Belov was drafted into the Red Army during World War II in 1942. Late that year he saw his first combat at Rzhev, going on to fight in the Battle of Smolensk in 1943 and Operation Bagration in 1944. He participated in the capture of Orsha, Vitebsk, Kaunas, and the crossing of the Neman during the latter. At Orsha, after a machine gun broke down, Belov and several other soldiers rolled out a cannon and used it against German troops in direct fire mode. In another battle, he was reported to have been wounded in the head by a splinter, but did not leave the battlefield. He received the Order of Glory, 3rd class for his actions on 2 May, while a sergeant leading a squad of the 1st Battalion, 346th Rifle Regiment in the 63rd Rifle Division. For his actions between 15 and 19 July during Operation Bagration, Belov was awarded the Order of the Patriotic War, 2nd class, on 22 August; by this time he had become an assistant platoon commander and been promoted to senior sergeant.

After the crossing of the Neman, his unit advanced to the border of East Prussia.
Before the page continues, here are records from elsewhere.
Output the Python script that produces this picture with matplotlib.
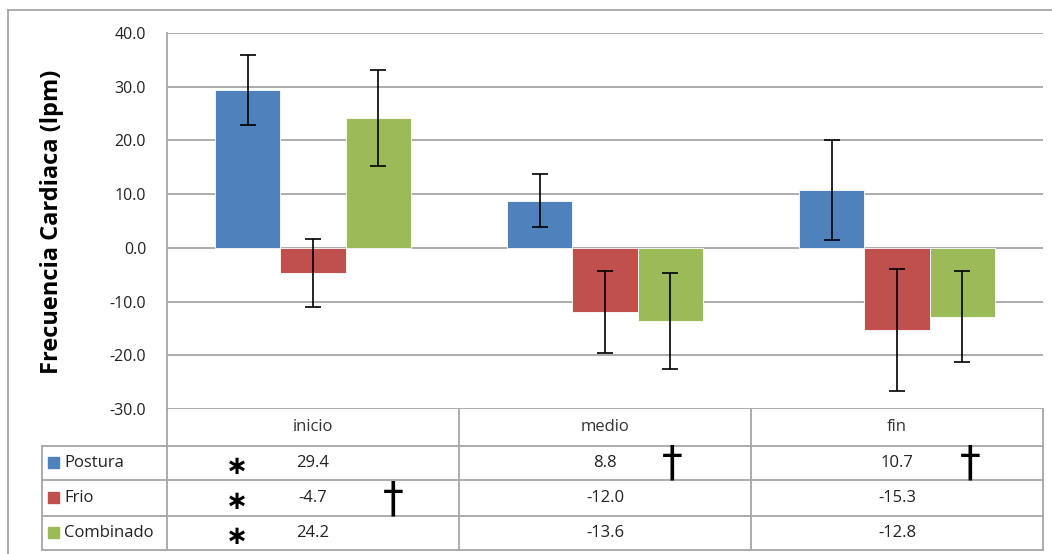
import matplotlib.pyplot as plt
import matplotlib.transforms as mtransforms
from matplotlib.lines import Line2D
from matplotlib.patches import Rectangle
import numpy as np

momentos = ['inicio', 'medio', 'fin']
series = ['Postura', 'Frio', 'Combinado']
postura = [29.4, 8.8, 10.7]
frio = [-4.7, -12.0, -15.3]
combinado = [24.2, -13.6, -12.8]
err_postura = [6.5, 4.9, 9.3]
err_frio = [6.3, 7.6, 11.4]
err_combinado = [9.0, 8.9, 8.5]
# marcas de significancia: (serie, momento)
asteriscos = [(0, 0), (1, 0), (2, 0)]
cruces = [(1, 0), (0, 1), (0, 2)]

colores = ['#4F81BD', '#C0504D', '#9BBB59']
gris = '#A6A6A6'

W, H = 1052, 554
fig = plt.figure(figsize=(W / 100, H / 100), dpi=100)
plt.rcParams['font.family'] = ['Open Sans', 'DejaVu Sans']


def fx(x):
    return x / W


def fy(y):
    return 1 - y / H


ax = fig.add_axes([fx(167), fy(409), fx(1043) - fx(167), fy(33) - fy(409)])

x = np.arange(len(momentos))
ancho = 0.223
valores = [postura, frio, combinado]
errores = [err_postura, err_frio, err_combinado]
for i, (vals, errs) in enumerate(zip(valores, errores)):
    ax.bar(x + (i - 1) * ancho, vals, ancho, color=colores[i],
           edgecolor='white', linewidth=0.6, zorder=3,
           yerr=errs, error_kw=dict(ecolor='black', elinewidth=1.2,
                                    capsize=6, capthick=1.2, zorder=4))

ax.set_xlim(-0.5, 2.5)
ax.set_ylim(-30, 40)
ax.set_yticks(np.arange(-30, 41, 10))
ax.set_yticklabels([f'{v:.1f}' for v in np.arange(-30, 41, 10)],
                   fontsize=11.5, color='#222222')
ax.set_xticks([])
ax.tick_params(axis='y', length=0, pad=15)
ax.yaxis.grid(True, color=gris, linewidth=1.3, zorder=0)
for s in ['top', 'right', 'bottom']:
    ax.spines[s].set_visible(False)
ax.spines['left'].set_color(gris)
ax.spines['left'].set_linewidth(1.3)
ax.set_ylabel('Frecuencia Cardiaca (lpm)', fontsize=17, fontweight='bold')
ax.yaxis.set_label_coords(-0.118, 0.497)

# tabla de datos bajo el grafico
def hline(y, x0, x1):
    fig.add_artist(Line2D([fx(x0), fx(x1)], [fy(y), fy(y)], color=gris,
                          linewidth=1.3, transform=fig.transFigure))


def vline(xp, y0, y1):
    fig.add_artist(Line2D([fx(xp), fx(xp)], [fy(y0), fy(y1)], color=gris,
                          linewidth=1.3, transform=fig.transFigure))


filas_y = [446, 480, 516, 550]
for yy in filas_y:
    hline(yy, 42, 1043)
vline(42, 446, 550)
for xp in [167, 459, 751, 1043]:
    vline(xp, 409, 550)

trans = mtransforms.blended_transform_factory(ax.transData, fig.transFigure)
centros = [463, 498, 533]
for j, m in enumerate(momentos):
    fig.text(j, fy(427), m, transform=trans, ha='center', va='center',
             fontsize=12, color='#333333')
    for i in range(3):
        fig.text(j, fy(centros[i]), f'{valores[i][j]:.1f}', transform=trans,
                 ha='center', va='center', fontsize=12, color='#222222')

for i, s in enumerate(series):
    fig.add_artist(Rectangle((fx(48), fy(centros[i]) - 5 / H), 11 / W, 11 / H,
                             color=colores[i], transform=fig.transFigure))
    fig.text(fx(64), fy(centros[i]), s, ha='left', va='center',
             fontsize=12, color='#222222')

for i, j in asteriscos:
    fig.text(j - 0.26, fy(centros[i] + 4), '\u2217', transform=trans,
             ha='center', va='center', fontsize=19, fontweight='bold',
             family='DejaVu Sans')

offs = {(1, 0): 0.274, (0, 1): 0.229, (0, 2): 0.25}
for i, j in cruces:
    fig.text(j + offs[(i, j)], fy(centros[i] + 1), '\u2020', transform=trans,
             ha='center', va='center', fontsize=30,
             family='DejaVu Sans')

# marco exterior
vline(8, 10, 560)
hline(10, 8, 1060)

fig.savefig('out.png', dpi=100)
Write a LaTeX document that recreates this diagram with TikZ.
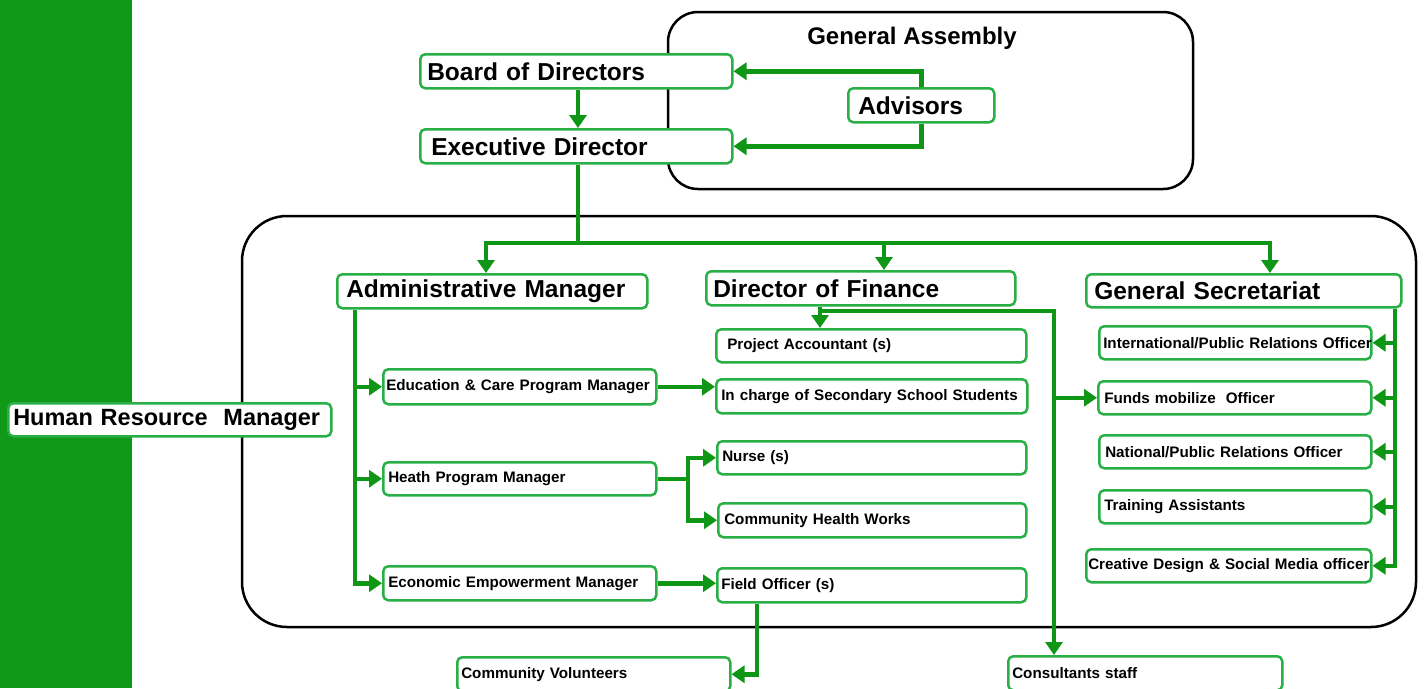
\documentclass[tikz,border=0pt]{standalone}
\usepackage{fontspec}
\setmainfont{Liberation Sans}
\usetikzlibrary{arrows.meta}
\definecolor{gbar}{RGB}{16,152,24}
\definecolor{conn}{RGB}{16,150,22}
\definecolor{bord}{RGB}{40,175,70}
\begin{document}
\begin{tikzpicture}[x=1pt,y=-1pt,
  box/.style={draw=bord, line width=2.5pt, rounded corners=5pt, fill=white, anchor=north west,
              inner ysep=0pt, align=left, font=\bfseries\fontsize{15.2}{17}\selectfont},
  bigbox/.style={box, font=\bfseries\fontsize{24.5}{27}\selectfont},
  con/.style={draw=conn, line width=4.5pt},
  arr/.style={con, -{Triangle[length=13pt,width=17pt]}},
  frame/.style={draw=black, line width=2.5pt}]
\useasboundingbox (0,0) rectangle (1424,688);
\fill[white] (0,0) rectangle (1424,688);
\fill[gbar] (0,0) rectangle (132,688);
% frames
\draw[frame, rounded corners=30pt] (668,12) rectangle (1193,189);
\draw[frame, rounded corners=45pt] (242,216) rectangle (1416,627);
\node[font=\bfseries\fontsize{24}{26}\selectfont] (ga) at (912,38) {General Assembly};
% helper coordinates
\coordinate (c355) at (355,0);
\coordinate (c486) at (486,0);
\coordinate (c578) at (578,0);
\coordinate (c688) at (688,0);
\coordinate (c757) at (757,0);
\coordinate (c820) at (820,0);
\coordinate (c884) at (884,0);
\coordinate (c1054) at (1054,0);
\coordinate (c1270) at (1270,0);
\coordinate (c1395) at (1395,0);
% nodes
\node[bigbox, inner xsep=7pt, minimum width=312pt, minimum height=34pt, text width=298pt] (bod) at (419,53) {Board of Directors};
\node[bigbox, inner xsep=11pt, minimum width=312pt, minimum height=34pt, text width=290pt] (ed) at (419,128) {Executive Director};
\node[bigbox, inner xsep=10pt, minimum width=146pt, minimum height=34pt, text width=126pt] (adv) at (847,87) {Advisors};
\node[bigbox, inner xsep=9pt, minimum width=310pt, minimum height=34pt, text width=292pt] (adm) at (336,273) {Administrative Manager};
\node[bigbox, inner xsep=7pt, minimum width=309pt, minimum height=34pt, text width=295pt] (dof) at (705,270) {Director of Finance};
\node[bigbox, inner xsep=8pt, minimum width=315pt, minimum height=33pt, text width=299pt] (gs) at (1085,273) {General Secretariat};
\node[bigbox, font=\bfseries\fontsize{23.5}{26}\selectfont, inner xsep=5pt, minimum width=323pt, minimum height=33pt, text width=313pt] (hrm) at (7,402) {\mbox{Human Resource\ \ Manager}};
%
\node[box, inner xsep=3pt, minimum width=273pt, minimum height=35pt, text width=267pt] (edu) at (382,368) {Education \& Care Program Manager};
\node[box, inner xsep=5pt, minimum width=273pt, minimum height=33pt, text width=263pt] (hea) at (382,461) {Heath Program Manager};
\node[box, inner xsep=5pt, minimum width=273pt, minimum height=34pt, text width=263pt] (eco) at (382,565) {Economic Empowerment Manager};
%
\node[box, inner xsep=11pt, minimum width=310pt, minimum height=33pt, text width=288pt] (pa) at (715,328) {Project Accountant (s)};
\node[box, inner xsep=5pt, minimum width=311pt, minimum height=34pt, text width=301pt] (ich) at (715,378) {In charge of Secondary School Students};
\node[box, inner xsep=5pt, minimum width=309pt, minimum height=33pt, text width=299pt] (nur) at (716,440) {Nurse (s)};
\node[box, inner xsep=6pt, minimum width=308pt, minimum height=34pt, text width=296pt] (chw) at (717,502) {Community Health Works};
\node[box, inner xsep=4pt, minimum width=309pt, minimum height=34pt, text width=301pt] (fo) at (716,567) {Field Officer (s)};
\node[box, inner xsep=4pt, minimum width=273pt, minimum height=34pt, text width=265pt] (cv) at (456,656) {Community Volunteers};
\node[box, inner xsep=4pt, minimum width=274pt, minimum height=34pt, text width=266pt] (cs) at (1007,655) {Consultants staff};
%
\node[box, inner xsep=4pt, minimum width=272pt, minimum height=33pt, text width=264pt] (ipr) at (1098,325) {\mbox{International/Public Relations Officer}};
\node[box, inner xsep=6pt, minimum width=273pt, minimum height=33pt, text width=261pt] (fmo) at (1097,380) {Funds mobilize\ \ Officer};
\node[box, inner xsep=6pt, minimum width=272pt, minimum height=33pt, text width=260pt] (npr) at (1098,434) {National/Public Relations Officer};
\node[box, inner xsep=5pt, minimum width=272pt, minimum height=33pt, text width=262pt] (ta) at (1098,489) {Training Assistants};
\node[box, inner xsep=2pt, minimum width=285pt, minimum height=33pt, text width=281pt] (cds) at (1085,548) {\mbox{Creative Design \& Social Media officer}};
% connectors top
\draw[arr] (bod.south -| c578) -- (ed.north -| c578);
\draw[arr] (adv.north) |- (bod.east);
\draw[arr] (adv.south) |- (ed.east);
\coordinate (br) at (578,243);
\draw[con] (ed.south -| c578) -- (br);
\draw[arr] (br) -| (adm.north -| c486);
\draw[arr] (br) -| (dof.north -| c884);
\draw[arr] (br) -| (gs.north -| c1270);
% administrative branch
\draw[arr] (adm.south -| c355) |- (eco.west);
\draw[arr] (c355 |- edu.west) -- (edu.west);
\draw[arr] (c355 |- hea.west) -- (hea.west);
\draw[arr] (edu.east) -- (edu.east -| ich.west);
\draw[con] (hea.east) -- (hea.east -| c688);
\draw[arr] (hea.east -| c688) |- (nur.west);
\draw[arr] (hea.east -| c688) |- (chw.west);
\draw[arr] (eco.east) -- (eco.east -| fo.west);
\draw[arr] (fo.south -| c757) |- (cv.east);
% finance branch
\draw[arr] (dof.south -| c820) -- (pa.north -| c820);
\coordinate (d1) at (820,311);
\draw[arr] (d1) -| (cs.north -| c1054);
\draw[arr] (fmo.west -| c1054) -- (fmo.west);
% secretariat branch
\draw[arr] (gs.south -| c1395) |- (cds.east);
\draw[arr] (ipr.east -| c1395) -- (ipr.east);
\draw[arr] (fmo.east -| c1395) -- (fmo.east);
\draw[arr] (npr.east -| c1395) -- (npr.east);
\draw[arr] (ta.east -| c1395) -- (ta.east);
\end{tikzpicture}
\end{document}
On 17 August, Belov was reported to have distinguished himself by capturing a trench with a group of soldiers and personally killing six German soldiers. He was reported to have raised a red flag on the Šešupė river on the former location of a Soviet border marker. There, the platoon was reported to have held the position after the repulse of five counterattacks. For his actions, Belov was awarded the title Hero of the Soviet Union and the Order of Lenin on 24 March 1945. Belov became a member of the Communist Party of the Soviet Union in late 1944.

== Postwar ==
Belov was demobilized in 1945 and returned to Furmanov, where he worked as a driver in the rail industry. He did not receive his Gold Star and Order of Lenin at the Kremlin until March 1947. Belov died on 5 April 1980 and was buried in the military section of the Furmanov cemetery.

A street in Furmanov was named for him and a plaque was placed on the house where he lived.